As for the Villa d'Este, guidebooks called it one of the most prominent residences in Europe, a place that the likes of Liszt, Montaigne and Fragonard had visited. It, too, owed some of its fame to its formal -- and formidable -- gardens (with outdoor sculpture and fish ponds) and, even more, to its plentiful fountains. One walkway is called the avenue of 100 fountains.
I took an afternoon tour bus that visited both. A guide briefed passengers on the way out, then stayed behind when we arrived, letting us explore on our own.
And that is when I had an epiphany. As everyone streamed out for a few hours in the gardens, two little elderly women stayed behind.
They appeared to be on their first trip to Europe, or at least their first to Italy. They had come all the way from Australia, but they could only view the sights from the bus. They waved off companions who tried to coax them out, even if only for a short time. They could not manage an afternoon on foot.
I RECALL one woman in particular. In my memory, she had white crinkly hair and wore a pink flowered dress, though I wouldn't swear to it.

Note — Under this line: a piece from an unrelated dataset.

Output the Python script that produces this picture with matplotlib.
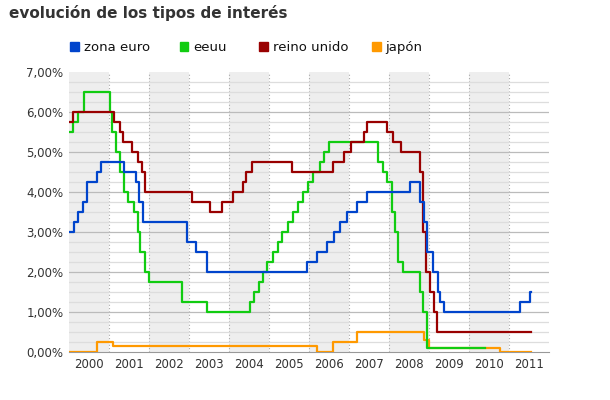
import matplotlib.pyplot as plt
import numpy as np

# step change dates (fractional years) and rates in %
euro_t = [2000.0, 2000.125, 2000.225, 2000.342, 2000.442, 2000.692, 2000.792, 2001.375, 2001.675,
          2001.758, 2001.858, 2002.958, 2003.175, 2003.442, 2005.942, 2006.208, 2006.458, 2006.625,
          2006.775, 2006.942, 2007.208, 2007.458, 2008.525, 2008.775, 2008.875, 2008.958, 2009.092,
          2009.225, 2009.275, 2009.375, 2011.275, 2011.525]
euro_v = [3.0, 3.25, 3.5, 3.75, 4.25, 4.5, 4.75, 4.5, 4.25, 3.75, 3.25, 2.75, 2.5, 2.0, 2.25, 2.5,
          2.75, 3.0, 3.25, 3.5, 3.75, 4.0, 4.25, 3.75, 3.25, 2.5, 2.0, 1.5, 1.25, 1.0, 1.25, 1.5]

us_t = [2000.0, 2000.1, 2000.217, 2000.383, 2001.017, 2001.083, 2001.183, 2001.283, 2001.367,
        2001.467, 2001.633, 2001.717, 2001.767, 2001.9, 2002.0, 2002.817, 2003.442, 2004.525,
        2004.625, 2004.742, 2004.858, 2004.958, 2005.092, 2005.225, 2005.325, 2005.475, 2005.592,
        2005.725, 2005.842, 2005.975, 2006.092, 2006.275, 2006.375, 2006.492, 2007.725, 2007.842,
        2007.942, 2008.075, 2008.142, 2008.225, 2008.342, 2008.775, 2008.858, 2008.942]
us_v = [5.5, 5.75, 6.0, 6.5, 6.0, 5.5, 5.0, 4.5, 4.0, 3.75, 3.5, 3.0, 2.5, 2.0, 1.75, 1.25, 1.0,
        1.25, 1.5, 1.75, 2.0, 2.25, 2.5, 2.75, 3.0, 3.25, 3.5, 3.75, 4.0, 4.25, 4.5, 4.75, 5.0,
        5.25, 4.75, 4.5, 4.25, 3.5, 3.0, 2.25, 2.0, 1.5, 1.0, 0.1]
us_end = 2010.4

uk_t = [2000.0, 2000.1, 2001.117, 2001.267, 2001.35, 2001.567, 2001.717, 2001.817, 2001.9,
        2003.083, 2003.517, 2003.833, 2004.1, 2004.35, 2004.433, 2004.583, 2005.583, 2006.6,
        2006.875, 2007.042, 2007.375, 2007.442, 2007.958, 2008.092, 2008.292, 2008.775, 2008.842,
        2008.925, 2009.025, 2009.125, 2009.192]
uk_v = [5.75, 6.0, 5.75, 5.5, 5.25, 5.0, 4.75, 4.5, 4.0, 3.75, 3.5, 3.75, 4.0, 4.25, 4.5, 4.75,
        4.5, 4.75, 5.0, 5.25, 5.5, 5.75, 5.5, 5.25, 5.0, 4.5, 3.0, 2.0, 1.5, 1.0, 0.5]

jp_t = [2000.0, 2000.692, 2001.092, 2006.192, 2006.592, 2007.208, 2008.875, 2009.008, 2010.775]
jp_v = [0.0, 0.25, 0.15, 0.0, 0.25, 0.5, 0.3, 0.1, 0.0]

end_t = 2011.55
years = list(range(2000, 2012))
ytick_labels = ['0,00%', '1,00%', '2,00%', '3,00%', '4,00%', '5,00%', '6,00%', '7,00%']

fig = plt.figure(figsize=(6.1, 4.0), dpi=100)
ax = fig.add_axes([0.113, 0.12, 0.787, 0.70])

for y in years[::2]:
    ax.axvspan(y, y + 1, color='#eeeeee', lw=0, zorder=0)
for y in years[1:]:
    ax.axvline(y, color='#aaaaaa', ls=(0, (1, 2)), lw=0.8, zorder=1)
for v in np.arange(0.25, 7.0, 0.25):
    major = abs(v - round(v)) < 1e-9
    ax.axhline(v, color='#bbbbbb' if major else '#dddddd', lw=0.9, zorder=1)


def step(t, v, end, color):
    ax.step(t + [end], v + [v[-1]], where='post', color=color, lw=1.6, zorder=3)


step(jp_t, jp_v, end_t, '#ff9900')
step(us_t, us_v, us_end, '#11cc11')
step(uk_t, uk_v, end_t, '#990000')
step(euro_t, euro_v, end_t, '#0044cc')

ax.set_xlim(2000, 2012)
ax.set_ylim(0, 7)
ax.set_xticks([y + 0.5 for y in years])
ax.set_xticklabels([str(y) for y in years], fontsize=8.5, color='#333333')
ax.set_yticks(range(8))
ax.set_yticklabels(ytick_labels, fontsize=8.5, color='#333333')
ax.tick_params(length=0, pad=4)
for s in ['top', 'right', 'left']:
    ax.spines[s].set_visible(False)
ax.spines['bottom'].set_color('#999999')

fig.text(0.015, 0.955, 'evolución de los tipos de interés', fontsize=11, fontweight='bold',
         color='#333333')
legend = [('zona euro', '#0044cc', 0.115), ('eeuu', '#11cc11', 0.295),
          ('reino unido', '#990000', 0.425), ('japón', '#ff9900', 0.61)]
for name, col, x in legend:
    fig.patches.append(plt.Rectangle((x, 0.873), 0.014, 0.022, color=col,
                                     transform=fig.transFigure))
    fig.text(x + 0.022, 0.872, name, fontsize=9.5, color='#111111')

fig.savefig('out.png', dpi=100)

She had a cane, for sure. She sat by the window, happy for glimpses of the view outside.
Then and there, I decided that I would see the world before I had to stay behind in a bus. Like my father, I had always saved newspaper and magazine clips about places that intrigued me. Now I was intent on going, the sooner the better -- with family, with friends, alone if need be.
I did not keep score at first. I just savored the sights, the experiences, the moments. At some point, I found a blank map of the United States, copied it and colored those I had visited green. A list was born.
The country list started on a long, fidgety plane ride. Unable to read, I started to jot down the countries I had seen.
Recently I have taken to using lists in a different way. I am not a five-countries-in-six-days traveler. And so I use not just my clips and books as guides but other lists too.
The World Monuments Fund, for example, has published a beautiful coffee-table book, ''Vanishing Histories: 100 Endangered Sites From the World Monuments Watch,'' that is a marvelous guide. In planning a trip, I turn to it to see if I'll be near any of its treasured sites. So it was that in early 2002, in Cuba, I detoured to the 17th-century Convent of Santa Clara of Assisi and to the unfinished national arts schools that Fidel Castro and Che Guevara decided to build on the site of a golf course.
Another resource I consult is Thomas Hoving's ''Greatest Works of Art of Western Civilization,'' 111 of his favorite works. His eye has directed me to Montezuma's headdress in the Folk Art Museum in Vienna and to a golden saltcellar by Cellini (created for Francis I of France) of Neptune admiring a nude Earth in the Kunsthistorisches Museum there. His eye renewed my desire to get to Krakow to see Leonardo's ''Lady With an Ermine'' and the huge Gothic altars by Wit Stwosz in St. Mary's basilica.
I have a book of the world's greatest buildings, too, and another of Britain's stately homes.
Sometimes, especially on long plane rides or in sidewalk cafes, I find myself measuring my see-the-world aspirations against lists that have nothing to do with tourism. Newspaper weather pages, for example. As I read The International Herald Tribune or Financial Times, I will pull out a pen and tick off the cities on their weather lists I have visited.
I have until now kept this harmless practice to myself. The lists never determined where I would travel.
I knew my little habit had gone too far, though, on a recent trip. After viewing Vienna's new Museum Quarter, I stopped for lunch and pulled out my Trib. Having finished the front page, I turned to the second page. My eyes slipped to the bottom. There, across all six columns, was a list of the places where the newspaper was printed: Athens, Frankfurt, Hong Kong and so on.
Before even thinking, I had drawn out my pen, scanned the list and started making check marks.